(Data records)
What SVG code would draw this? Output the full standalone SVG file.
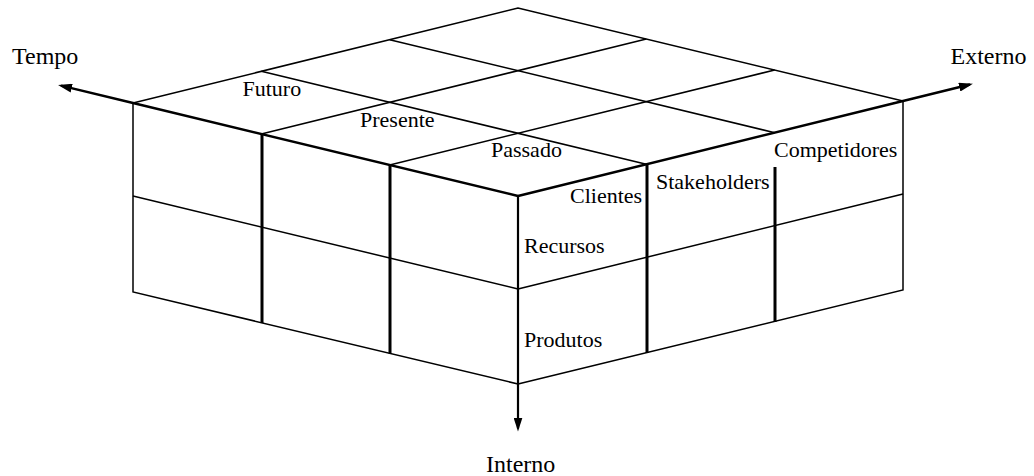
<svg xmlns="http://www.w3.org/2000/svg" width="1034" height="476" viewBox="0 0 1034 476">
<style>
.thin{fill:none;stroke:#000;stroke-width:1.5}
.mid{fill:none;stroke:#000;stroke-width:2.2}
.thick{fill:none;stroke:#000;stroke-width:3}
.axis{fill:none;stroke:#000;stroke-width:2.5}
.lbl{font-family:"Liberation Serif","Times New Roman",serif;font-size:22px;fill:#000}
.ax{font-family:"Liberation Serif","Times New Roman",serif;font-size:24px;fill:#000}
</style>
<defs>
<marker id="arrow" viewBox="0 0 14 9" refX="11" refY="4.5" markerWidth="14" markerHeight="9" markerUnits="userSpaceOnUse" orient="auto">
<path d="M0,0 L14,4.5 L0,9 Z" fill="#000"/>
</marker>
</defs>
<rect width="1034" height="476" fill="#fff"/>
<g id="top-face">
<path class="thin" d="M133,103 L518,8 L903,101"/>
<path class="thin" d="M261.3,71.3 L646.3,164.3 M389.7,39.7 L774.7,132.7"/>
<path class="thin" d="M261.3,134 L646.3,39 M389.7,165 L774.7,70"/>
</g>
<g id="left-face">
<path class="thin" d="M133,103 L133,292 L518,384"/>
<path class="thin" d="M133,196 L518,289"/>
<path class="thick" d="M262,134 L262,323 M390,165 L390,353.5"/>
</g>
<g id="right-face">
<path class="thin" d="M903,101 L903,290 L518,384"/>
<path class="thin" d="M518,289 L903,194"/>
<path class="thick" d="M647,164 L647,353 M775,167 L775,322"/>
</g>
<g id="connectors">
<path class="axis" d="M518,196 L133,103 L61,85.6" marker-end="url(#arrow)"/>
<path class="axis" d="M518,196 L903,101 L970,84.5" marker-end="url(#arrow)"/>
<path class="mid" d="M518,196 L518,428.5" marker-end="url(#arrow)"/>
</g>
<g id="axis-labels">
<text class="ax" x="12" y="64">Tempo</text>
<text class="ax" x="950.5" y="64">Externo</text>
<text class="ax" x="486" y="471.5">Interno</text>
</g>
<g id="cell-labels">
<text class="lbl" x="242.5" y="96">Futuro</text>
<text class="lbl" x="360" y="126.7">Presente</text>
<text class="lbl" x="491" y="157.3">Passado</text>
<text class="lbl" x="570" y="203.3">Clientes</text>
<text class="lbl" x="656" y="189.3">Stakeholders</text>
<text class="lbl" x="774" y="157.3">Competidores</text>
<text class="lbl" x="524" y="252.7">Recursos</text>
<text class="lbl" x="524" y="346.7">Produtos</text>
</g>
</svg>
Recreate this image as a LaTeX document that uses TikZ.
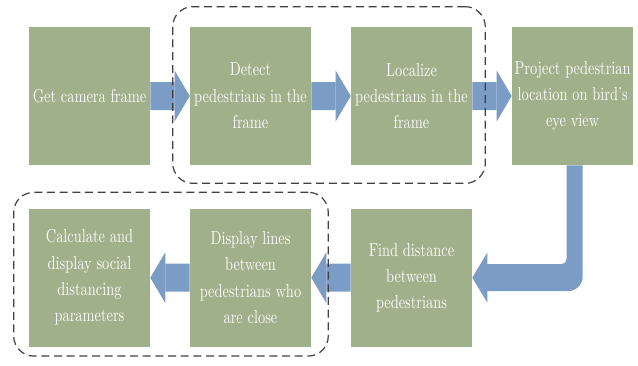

**GOAL:** Quote each record exactly as it stands, minus the pictures.

**RESPONSE FOR THIS EXERCISE:**
What SVG code would draw this? Output the full standalone SVG file.
<svg xmlns="http://www.w3.org/2000/svg" width="1034" height="476" viewBox="0 0 1034 476">
<style>
.thin{fill:none;stroke:#000;stroke-width:1.5}
.mid{fill:none;stroke:#000;stroke-width:2.2}
.thick{fill:none;stroke:#000;stroke-width:3}
.axis{fill:none;stroke:#000;stroke-width:2.5}
.lbl{font-family:"Liberation Serif","Times New Roman",serif;font-size:22px;fill:#000}
.ax{font-family:"Liberation Serif","Times New Roman",serif;font-size:24px;fill:#000}
</style>
<defs>
<marker id="arrow" viewBox="0 0 14 9" refX="11" refY="4.5" markerWidth="14" markerHeight="9" markerUnits="userSpaceOnUse" orient="auto">
<path d="M0,0 L14,4.5 L0,9 Z" fill="#000"/>
</marker>
</defs>
<rect width="1034" height="476" fill="#fff"/>
<g id="top-face">
<path class="thin" d="M133,103 L518,8 L903,101"/>
<path class="thin" d="M261.3,71.3 L646.3,164.3 M389.7,39.7 L774.7,132.7"/>
<path class="thin" d="M261.3,134 L646.3,39 M389.7,165 L774.7,70"/>
</g>
<g id="left-face">
<path class="thin" d="M133,103 L133,292 L518,384"/>
<path class="thin" d="M133,196 L518,289"/>
<path class="thick" d="M262,134 L262,323 M390,165 L390,353.5"/>
</g>
<g id="right-face">
<path class="thin" d="M903,101 L903,290 L518,384"/>
<path class="thin" d="M518,289 L903,194"/>
<path class="thick" d="M647,164 L647,353 M775,167 L775,322"/>
</g>
<g id="connectors">
<path class="axis" d="M518,196 L133,103 L61,85.6" marker-end="url(#arrow)"/>
<path class="axis" d="M518,196 L903,101 L970,84.5" marker-end="url(#arrow)"/>
<path class="mid" d="M518,196 L518,428.5" marker-end="url(#arrow)"/>
</g>
<g id="axis-labels">
<text class="ax" x="12" y="64">Tempo</text>
<text class="ax" x="950.5" y="64">Externo</text>
<text class="ax" x="486" y="471.5">Interno</text>
</g>
<g id="cell-labels">
<text class="lbl" x="242.5" y="96">Futuro</text>
<text class="lbl" x="360" y="126.7">Presente</text>
<text class="lbl" x="491" y="157.3">Passado</text>
<text class="lbl" x="570" y="203.3">Clientes</text>
<text class="lbl" x="656" y="189.3">Stakeholders</text>
<text class="lbl" x="774" y="157.3">Competidores</text>
<text class="lbl" x="524" y="252.7">Recursos</text>
<text class="lbl" x="524" y="346.7">Produtos</text>
</g>
</svg>
Recreate this image as a LaTeX document that uses TikZ.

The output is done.